Of course there is. On paper, three years of practice sounds like a decent way to filter for maturity. But in practice, it raises legitimate concerns.
First, it could delay and discourage genuine talent. Fresh law graduates particularly those coming out of rigorous five-year courses are often idealistic and motivated to serve. Making them wait three more years before they can even try for the judiciary risks turning them away. For many, the delay isn’t just inconvenient, it's unaffordable.
Litigation at the entry level doesn’t pay well. It never has. A young law graduate with student loans or family obligations might simply not have the luxury to spend three years building courtroom experience, especially when civil services or corporate law offer faster, more lucrative, and more predictable career paths. This means the rule could unintentionally favour the economically privileged.
Then there’s the question of enforcement. The Court did address concerns that candidates might just enroll with the Bar Council and sit idle for three years to satisfy the requirement. It insisted on proper verification- a certificate from a senior advocate, confirmed by a judicial officer. Still, in a country where paperwork is often gamed, enforcement will be key.
On the positive side, the Court wisely allowed for time spent as a law clerk to count toward the requirement. That’s a much-needed nuance. Law clerks are often deeply involved in legal research, drafting, and case preparation. Their exposure, while different from that of an advocate, is no less valuable.
So Who Wins and Who Loses?
There’s no clean answer. Supporters of the rule argue that the judiciary isn’t the place to learn how to be a lawyer, it's the place to apply what you’ve learned. They see the rule as a guardrail against immaturity, a way to ensure that those deciding legal fates have stood in the shoes of those who argue them.
Critics argue that this is a short-sighted way of achieving quality. Instead of blocking fresh graduates, why not improve training? If a candidate is bright, motivated, and selected through a tough exam, couldn’t a solid post-selection training program give them what three years in the trenches would?
They’re not wrong either.
What Could Actually Work Better?
The real solution might lie somewhere in between. Yes, courtroom experience is valuable, but making it mandatory across the board might be too blunt an instrument. Instead, judicial academies could revamp their training programs to mimic real-world exposure. Use scenario-based learning. Make courtroom simulation a core part of training. Partner junior judges with experienced mentors. That way, you keep the door open for bright graduates while still ensuring they’re ready.
Additionally, there’s a need to reform the exams themselves. Right now, many judicial service exams rely heavily on rote learning. What if, instead, we focused on judgment writing, logical reasoning, and ethics? Those are the qualities that make a good judge, not just memory.
In the End, What Does This Ruling Tell Us?
It tells us that the judiciary is concerned- not just about filling posts, but about filling them wisely. That’s a good sign. But it also tells us that the system still prefers certainty over creativity. Rather than build new pipelines, it’s reinforcing old gates.

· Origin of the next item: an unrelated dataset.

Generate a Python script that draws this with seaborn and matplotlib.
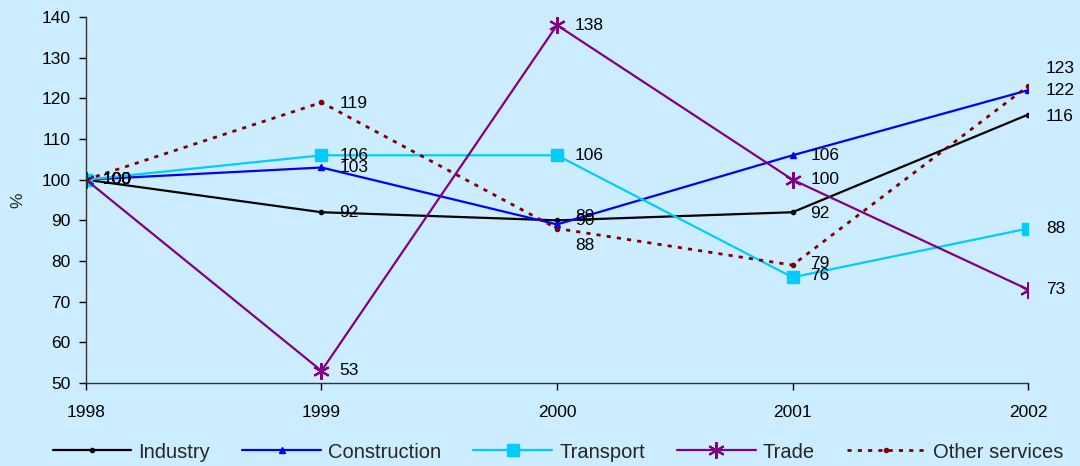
import matplotlib
matplotlib.use("Agg")
import matplotlib.pyplot as plt
import seaborn as sns
import pandas as pd

years = [1998, 1999, 2000, 2001, 2002]
industry = [100, 92, 90, 92, 116]
construction = [100, 103, 89, 106, 122]
transport = [100, 106, 106, 76, 88]
trade = [100, 53, 138, 100, 73]
other_services = [100, 119, 88, 79, 123]

series_names = ["Industry", "Construction", "Transport", "Trade", "Other services"]
series_values = [industry, construction, transport, trade, other_services]

sns.set_theme(style="white")
plt.rcParams["font.family"] = ["Liberation Sans", "DejaVu Sans"]

bg = "#CCECFF"
fig = plt.figure(figsize=(10.8, 4.66), dpi=100, facecolor=bg)
ax = fig.add_axes([0.0796, 0.178, 0.8723, 0.7855])
ax.set_facecolor(bg)

styles = {
    "Industry": dict(color="black", marker="o", markersize=3, linestyle="-", lw=1.6),
    "Construction": dict(color="#0000FF", marker="^", markersize=4.5, linestyle="-", lw=1.6),
    "Transport": dict(color="#00CCFF", marker="s", markersize=8, linestyle="-", lw=1.6),
    "Trade": dict(color="#800080", marker=(6, 2, 0), markersize=12, linestyle="-", lw=1.6, mew=1.5),
    "Other services": dict(color="#800000", marker="o", markersize=3, linestyle=(0, (1.5, 2.2)), lw=2.0),
}

df = pd.DataFrame({"year": years * len(series_names),
                   "series": [n for n in series_names for _ in years],
                   "value": [v for vals in series_values for v in vals]})

for name in series_names:
    st = styles[name]
    sub = df[df["series"] == name]
    sns.lineplot(data=sub, x="year", y="value", ax=ax, color=st["color"],
                 marker=st["marker"], markersize=st["markersize"],
                 linestyle=st["linestyle"], linewidth=st["lw"],
                 markeredgecolor=st["color"], markerfacecolor=st["color"],
                 markeredgewidth=st.get("mew", 1), label=name)

# data labels
offsets = {
    "Industry": [(12, 0), (13, 0), (13, 0), (13, -1), (13, -1)],
    "Construction": [(12, 0), (13, 0), (13, 6), (13, 0), (13, 0)],
    "Transport": [(12, 0), (13, 0), (13, 0), (13, 1), (13, 0)],
    "Trade": [(12, 0), (13, 0), (13, 0), (13, 0), (13, 0)],
    "Other services": [(12, 0), (13, -1), (13, -12), (13, 1), (13, 13)],
}
for name, vals in zip(series_names, series_values):
    for i, (x, y) in enumerate(zip(years, vals)):
        dx, dy = offsets[name][i]
        ax.annotate(f"{y}", (x, y), xytext=(dx, dy), textcoords="offset points",
                    ha="left", va="center", fontsize=12.5, color="black",
                    annotation_clip=False)

ax.set_xlim(1998, 2002)
ax.set_ylim(50, 140)
ax.set_xticks(years)
ax.set_xticklabels([str(y) for y in years])
ax.set_yticks(range(50, 141, 10))
ax.tick_params(axis="both", labelsize=12.5, colors="black", direction="out",
               length=5, width=1, left=True, bottom=True)
ax.tick_params(axis="y", pad=6)
ax.tick_params(axis="x", pad=11)
for s in ["top", "right"]:
    ax.spines[s].set_visible(False)
for s in ["left", "bottom"]:
    ax.spines[s].set_color("#333333")
    ax.spines[s].set_linewidth(1)
ax.set_xlabel("")
ax.set_ylabel("%", fontsize=12.5, labelpad=12)
if ax.get_legend():
    ax.get_legend().remove()

handles, labels = ax.get_legend_handles_labels()
fig.legend(handles, labels, loc="center left", bbox_to_anchor=(0.049, 0.03), ncol=5,
           frameon=False, fontsize=14.5, handlelength=3.9, columnspacing=1.6,
           handletextpad=0.35, borderaxespad=0, borderpad=0)

fig.savefig("out.png", dpi=100, facecolor=bg)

Whether this decision strengthens the judiciary in the long run will depend not on the rule alone, but on how well we support candidates navigating it. If the system can find ways to help deserving students regardless of background - gain that real-world experience, then maybe this return to tradition will lead to something genuinely better.
But if we simply throw them into an underpaid, unstructured waiting room for three years, then we may end up losing more talent than we keep.